QotD: The debunking problem in media

Filed under: Media, Quotations, Science — Tags: , , , , , — Nicholas @ 12:23

[. . .] the second issue is how people find out about stuff. We exist in a blizzard of information, and stuff goes missing: as we saw recently, research shows that people don’t even hear about retractions of outright fraudulent work. Publishing a follow-up in the same venue that made an initial claim is one way of addressing this problem (and when the journal Science rejected the replication paper, even they said “your results would be better received and appreciated by the audience of the journal where the Daryl Bem research was published”).

The same can be said for the New York Times, who ran a nice long piece on the original precognition finding, New Scientist who covered it twice, the Guardian who joined in online, the Telegraph who wrote about it three times over, New York Magazine, and so on.

It’s hard to picture many of these outlets giving equal prominence to the new negative findings that are now emerging, in the same way that newspapers so often fail to return to a debunked scare, or a not-guilty verdict after reporting the juicy witness statements.

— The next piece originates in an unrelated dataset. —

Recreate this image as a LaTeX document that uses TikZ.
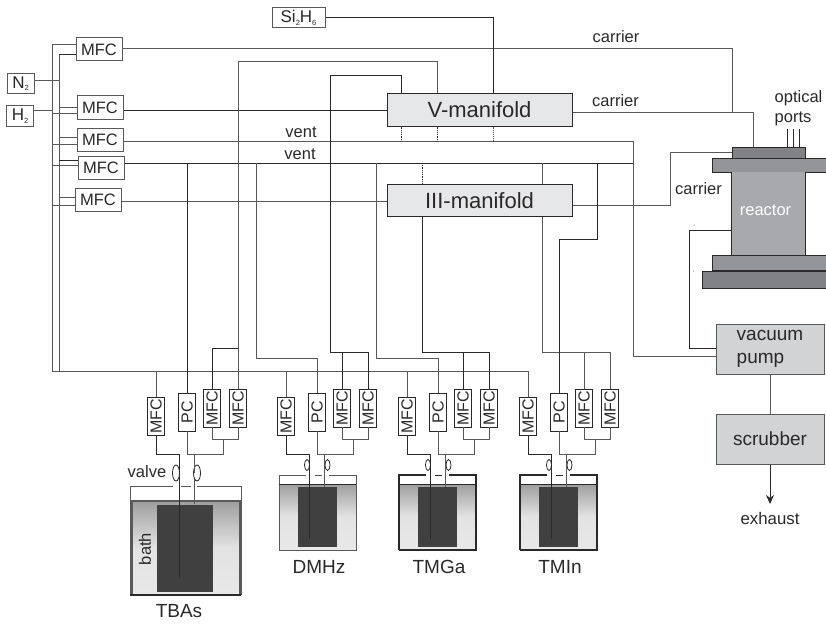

All the most interesting problems around information today are about structure: how to cope with the overload, and find sense in the data. For some eyecatching precognition research, this stuff probably doesn’t matter. What’s interesting is that the information architectures of medicine, academia and popular culture are all broken in the exact same way.

Ben Goldacre, “I foresee that nobody will do anything about this problem”, Bad Science, 2011-04-23

1 Comment

  1. I think that this is a great topic! I think to our current media and the stories that they run when it comes to politics and how, no matter how outrageous the initial story is they can run it up like it is the gospel truth, with a small disclaimer near the end telling the reader that this is pure speculation. Once the speculation turns out to be unfounded there is never a retraction on the original story, or if there is a retraction, it is only in the single media organ that started the flood, and never in the subsequent organs that repost it.

    Case in point, the Guergis PEI meltdown that wasn’t. How many stories were there after the original story? How many stories followed where the video was actually observed and the original story couldn’t hold up to scrutiny. And finally, how many people only quote the original story and never the follow up items that debunk the entire original story?

    The media SHOULD have an obligation to do some fact checking, and perhaps even hold onto a story for a little longer to make sure they are not ruining someone’s reputation.